If the stock is trading for $10, and the next day the closing price is $10.01, the difference between the two is 0.1%, or 0.001 (10.01/10.00 - 1). Squaring this produces 0.000001. When the adjusted closing price is closer to $5, as it was in the early 1980's, a penny difference is 0.002, which squares to 0.000004. This, and a psychological effect that many people avoid prices so close to a prior day's price all led to the drop-off seen here. Since this is a pretty good fit to lognormality, other than the "penny effect", I call the distribution of stock price moves "Square Root of Lognormal."

Let's look at the squared Cauchy data. It is a continuous distribution with no pennies to worry about, so there is no drop-off. But the data are not lognormal either. The black dashed line is lognormal. The tails of this distribution are fatter than the tails of a lognormal distribution, much fatter. From experience I can tell you, that's pretty hard to do!
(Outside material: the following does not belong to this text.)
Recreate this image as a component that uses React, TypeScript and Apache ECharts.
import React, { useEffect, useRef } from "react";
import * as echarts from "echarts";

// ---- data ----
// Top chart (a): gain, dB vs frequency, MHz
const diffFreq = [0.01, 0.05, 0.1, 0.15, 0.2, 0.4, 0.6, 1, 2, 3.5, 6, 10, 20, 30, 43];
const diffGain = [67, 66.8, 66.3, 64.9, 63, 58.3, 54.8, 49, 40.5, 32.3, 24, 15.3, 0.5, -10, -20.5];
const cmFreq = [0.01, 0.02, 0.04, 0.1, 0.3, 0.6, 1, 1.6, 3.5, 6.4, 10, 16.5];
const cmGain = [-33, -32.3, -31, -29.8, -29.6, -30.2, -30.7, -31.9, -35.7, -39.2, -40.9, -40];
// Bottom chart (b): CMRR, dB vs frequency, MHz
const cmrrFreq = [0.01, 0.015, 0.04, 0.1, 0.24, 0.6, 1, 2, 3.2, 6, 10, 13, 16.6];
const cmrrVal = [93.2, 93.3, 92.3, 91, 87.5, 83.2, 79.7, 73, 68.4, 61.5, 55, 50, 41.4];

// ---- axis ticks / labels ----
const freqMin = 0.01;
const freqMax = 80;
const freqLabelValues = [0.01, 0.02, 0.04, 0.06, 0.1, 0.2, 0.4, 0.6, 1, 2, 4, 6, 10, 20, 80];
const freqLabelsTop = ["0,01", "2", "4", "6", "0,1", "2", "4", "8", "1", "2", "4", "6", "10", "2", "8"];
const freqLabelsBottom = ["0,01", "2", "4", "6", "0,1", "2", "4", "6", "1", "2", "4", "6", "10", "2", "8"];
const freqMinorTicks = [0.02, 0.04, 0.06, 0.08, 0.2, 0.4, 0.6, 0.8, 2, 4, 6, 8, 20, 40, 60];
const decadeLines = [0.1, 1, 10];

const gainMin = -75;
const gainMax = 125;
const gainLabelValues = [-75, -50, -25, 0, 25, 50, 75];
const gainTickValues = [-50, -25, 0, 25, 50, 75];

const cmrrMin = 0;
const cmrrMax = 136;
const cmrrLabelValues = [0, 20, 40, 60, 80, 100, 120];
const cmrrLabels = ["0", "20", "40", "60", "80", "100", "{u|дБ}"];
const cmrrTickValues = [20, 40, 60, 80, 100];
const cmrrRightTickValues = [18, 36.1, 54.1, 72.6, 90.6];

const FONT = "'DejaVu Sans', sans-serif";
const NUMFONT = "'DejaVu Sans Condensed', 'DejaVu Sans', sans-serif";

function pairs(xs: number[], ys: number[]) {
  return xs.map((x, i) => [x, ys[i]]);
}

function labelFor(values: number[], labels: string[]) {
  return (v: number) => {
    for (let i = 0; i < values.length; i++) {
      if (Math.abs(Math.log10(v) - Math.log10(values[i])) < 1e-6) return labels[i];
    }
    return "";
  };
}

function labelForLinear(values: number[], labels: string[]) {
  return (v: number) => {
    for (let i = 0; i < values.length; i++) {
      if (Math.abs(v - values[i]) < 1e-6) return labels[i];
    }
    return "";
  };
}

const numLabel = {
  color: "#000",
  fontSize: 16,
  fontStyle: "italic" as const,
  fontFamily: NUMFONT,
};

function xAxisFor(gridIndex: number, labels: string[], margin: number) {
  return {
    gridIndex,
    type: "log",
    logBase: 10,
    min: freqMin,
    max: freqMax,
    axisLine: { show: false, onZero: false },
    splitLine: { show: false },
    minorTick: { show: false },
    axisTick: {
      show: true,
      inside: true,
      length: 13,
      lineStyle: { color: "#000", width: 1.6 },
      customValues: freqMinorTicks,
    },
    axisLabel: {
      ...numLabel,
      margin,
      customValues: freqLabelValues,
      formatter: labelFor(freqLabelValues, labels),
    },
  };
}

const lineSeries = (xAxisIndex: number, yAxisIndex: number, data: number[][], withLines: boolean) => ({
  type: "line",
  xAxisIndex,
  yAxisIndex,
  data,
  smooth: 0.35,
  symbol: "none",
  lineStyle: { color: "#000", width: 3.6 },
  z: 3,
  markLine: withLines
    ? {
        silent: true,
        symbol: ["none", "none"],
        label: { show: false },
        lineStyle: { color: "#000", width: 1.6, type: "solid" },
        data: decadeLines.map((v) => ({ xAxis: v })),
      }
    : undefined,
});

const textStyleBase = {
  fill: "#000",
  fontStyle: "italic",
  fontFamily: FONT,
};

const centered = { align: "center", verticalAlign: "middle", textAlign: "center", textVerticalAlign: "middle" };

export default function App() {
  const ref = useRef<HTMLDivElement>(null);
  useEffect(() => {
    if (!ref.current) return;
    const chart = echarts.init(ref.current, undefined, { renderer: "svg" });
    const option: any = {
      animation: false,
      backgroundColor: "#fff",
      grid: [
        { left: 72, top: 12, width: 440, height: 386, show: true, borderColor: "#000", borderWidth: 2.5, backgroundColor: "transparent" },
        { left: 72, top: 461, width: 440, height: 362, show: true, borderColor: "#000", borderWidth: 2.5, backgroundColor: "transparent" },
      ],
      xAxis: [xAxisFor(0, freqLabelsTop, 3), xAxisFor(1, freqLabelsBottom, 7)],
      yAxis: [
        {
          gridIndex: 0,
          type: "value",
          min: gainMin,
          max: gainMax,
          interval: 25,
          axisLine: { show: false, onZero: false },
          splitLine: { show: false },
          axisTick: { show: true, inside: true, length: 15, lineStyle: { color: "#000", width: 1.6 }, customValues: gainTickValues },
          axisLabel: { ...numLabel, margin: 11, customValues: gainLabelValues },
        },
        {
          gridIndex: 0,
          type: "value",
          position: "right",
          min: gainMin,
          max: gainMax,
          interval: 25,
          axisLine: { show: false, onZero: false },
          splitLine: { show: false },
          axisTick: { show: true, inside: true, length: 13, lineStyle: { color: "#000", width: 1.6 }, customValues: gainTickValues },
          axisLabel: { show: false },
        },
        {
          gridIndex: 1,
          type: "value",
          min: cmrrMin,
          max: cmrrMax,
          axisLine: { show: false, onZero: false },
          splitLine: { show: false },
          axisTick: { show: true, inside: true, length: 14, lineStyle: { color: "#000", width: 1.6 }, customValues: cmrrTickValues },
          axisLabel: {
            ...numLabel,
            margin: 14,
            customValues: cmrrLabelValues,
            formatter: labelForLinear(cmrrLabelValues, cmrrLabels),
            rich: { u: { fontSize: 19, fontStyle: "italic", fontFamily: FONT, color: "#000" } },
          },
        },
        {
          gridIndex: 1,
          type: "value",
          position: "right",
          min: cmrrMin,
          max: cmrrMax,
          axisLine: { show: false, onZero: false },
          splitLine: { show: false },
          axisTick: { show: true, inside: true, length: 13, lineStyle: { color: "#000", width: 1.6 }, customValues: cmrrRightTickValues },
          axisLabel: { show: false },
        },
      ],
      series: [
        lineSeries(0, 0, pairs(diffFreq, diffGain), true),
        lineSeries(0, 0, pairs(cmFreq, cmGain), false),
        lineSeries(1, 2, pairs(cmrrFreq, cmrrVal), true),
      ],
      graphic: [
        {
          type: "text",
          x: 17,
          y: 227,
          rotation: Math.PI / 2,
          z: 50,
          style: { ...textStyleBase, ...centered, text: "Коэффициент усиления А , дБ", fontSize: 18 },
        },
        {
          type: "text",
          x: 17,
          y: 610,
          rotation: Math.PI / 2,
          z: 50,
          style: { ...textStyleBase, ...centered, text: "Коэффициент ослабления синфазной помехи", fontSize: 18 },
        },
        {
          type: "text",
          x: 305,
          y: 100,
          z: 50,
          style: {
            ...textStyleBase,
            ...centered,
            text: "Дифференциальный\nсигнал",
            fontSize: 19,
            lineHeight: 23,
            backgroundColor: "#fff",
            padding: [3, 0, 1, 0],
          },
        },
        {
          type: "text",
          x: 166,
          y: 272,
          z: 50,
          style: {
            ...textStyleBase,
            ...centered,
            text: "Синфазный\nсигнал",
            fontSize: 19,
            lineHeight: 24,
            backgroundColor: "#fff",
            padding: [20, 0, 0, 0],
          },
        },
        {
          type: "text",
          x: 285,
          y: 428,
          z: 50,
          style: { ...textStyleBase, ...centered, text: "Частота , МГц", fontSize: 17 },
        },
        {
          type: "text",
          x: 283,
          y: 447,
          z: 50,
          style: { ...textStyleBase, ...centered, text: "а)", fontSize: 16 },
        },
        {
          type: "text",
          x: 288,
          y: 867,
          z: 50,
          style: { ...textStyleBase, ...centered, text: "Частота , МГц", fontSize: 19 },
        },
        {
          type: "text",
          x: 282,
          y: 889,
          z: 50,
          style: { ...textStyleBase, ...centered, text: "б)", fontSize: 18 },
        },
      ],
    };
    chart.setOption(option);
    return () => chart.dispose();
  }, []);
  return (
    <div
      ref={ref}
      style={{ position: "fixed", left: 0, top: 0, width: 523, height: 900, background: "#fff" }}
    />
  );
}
It so happens that this distribution is ill-behaved no matter how you transform it. In terms only a statistician could love, the Cauchy distribution has no "moments". That means that trying to measure anything other than its average value is meaningless. You can calculate a standard deviation for it, for example, but it has no meaning.
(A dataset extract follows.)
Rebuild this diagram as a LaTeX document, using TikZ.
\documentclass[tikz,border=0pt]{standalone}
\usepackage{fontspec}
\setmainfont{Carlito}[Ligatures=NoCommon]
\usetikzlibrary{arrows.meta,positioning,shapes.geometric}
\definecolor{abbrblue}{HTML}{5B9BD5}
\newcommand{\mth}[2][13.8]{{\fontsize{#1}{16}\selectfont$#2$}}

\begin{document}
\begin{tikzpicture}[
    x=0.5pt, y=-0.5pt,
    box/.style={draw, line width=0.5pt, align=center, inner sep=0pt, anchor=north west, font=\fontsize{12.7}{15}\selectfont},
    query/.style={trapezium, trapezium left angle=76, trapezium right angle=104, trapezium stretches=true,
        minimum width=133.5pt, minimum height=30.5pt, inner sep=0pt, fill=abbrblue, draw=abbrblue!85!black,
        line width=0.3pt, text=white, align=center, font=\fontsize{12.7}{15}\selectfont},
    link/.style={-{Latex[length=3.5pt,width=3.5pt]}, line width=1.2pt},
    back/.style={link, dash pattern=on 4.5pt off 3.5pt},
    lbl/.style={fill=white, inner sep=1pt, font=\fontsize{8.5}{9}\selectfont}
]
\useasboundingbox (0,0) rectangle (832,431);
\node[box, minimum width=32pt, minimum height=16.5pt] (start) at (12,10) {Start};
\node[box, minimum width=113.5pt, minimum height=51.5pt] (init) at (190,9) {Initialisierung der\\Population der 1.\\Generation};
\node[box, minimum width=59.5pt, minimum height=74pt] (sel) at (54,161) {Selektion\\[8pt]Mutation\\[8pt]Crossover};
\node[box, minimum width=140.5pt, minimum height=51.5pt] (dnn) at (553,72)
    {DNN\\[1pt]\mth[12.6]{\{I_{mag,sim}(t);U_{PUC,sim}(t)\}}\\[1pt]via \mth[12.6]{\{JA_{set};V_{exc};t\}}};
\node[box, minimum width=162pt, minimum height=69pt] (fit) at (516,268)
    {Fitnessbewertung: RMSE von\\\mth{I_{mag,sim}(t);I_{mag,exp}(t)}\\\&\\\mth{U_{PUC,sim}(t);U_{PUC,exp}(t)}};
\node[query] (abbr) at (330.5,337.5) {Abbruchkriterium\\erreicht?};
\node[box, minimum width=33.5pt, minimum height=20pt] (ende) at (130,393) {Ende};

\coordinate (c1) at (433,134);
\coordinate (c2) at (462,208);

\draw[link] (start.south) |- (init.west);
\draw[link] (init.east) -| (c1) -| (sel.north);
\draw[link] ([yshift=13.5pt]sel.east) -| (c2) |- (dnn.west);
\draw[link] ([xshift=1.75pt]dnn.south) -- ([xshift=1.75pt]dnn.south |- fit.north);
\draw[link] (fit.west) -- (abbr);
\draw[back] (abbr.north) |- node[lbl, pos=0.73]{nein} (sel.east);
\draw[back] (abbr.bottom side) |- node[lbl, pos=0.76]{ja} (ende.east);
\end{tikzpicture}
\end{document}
How does this relate to black swans? In stock market terms, if the daily moves were truly distributed according to Cauchy statistics, huge moves would be even more common than they are. However, the Square Root of Lognormal function that daily prices do seem to follow is not nearly so extreme, but it does have many more large moves, up or down, than a normal model would lead someone to believe. The standard deviation of the ATT data is about 1.5%. That means that, as seen in the chart above titled "Daily Change, all", none of the daily price moves should have been outside the bounds of [-4%, +4%]. However, on 250 occasions, a daily move was outside this range. That's only 2.7% of all the data. However, 250 times in 37 years means that six or seven times yearly, ATT's stock price moved by more than a normal model would predict is even possible during a run of nearly 9,200 market days.

Conclusion? To better predict the range of variation for a particular stock, list the daily moves over a period of a few years, square them, and plot as a CDF. From this you can determine a log-standard deviation, and its square root will yield a much better parameter of variation for the stock's behavior.

This last chart is a frequency diagram of the squared data for ATT, and the horizontal axis is logarithmic. The blip at the left is the "penny effect". Other than that, and a bit of skew, it looks a lot like a normal distribution; the choice of axis shows its affinity to a lognormal distribution.

Whether this will lead to a more robust way to set an investment strategy is anyone's guess!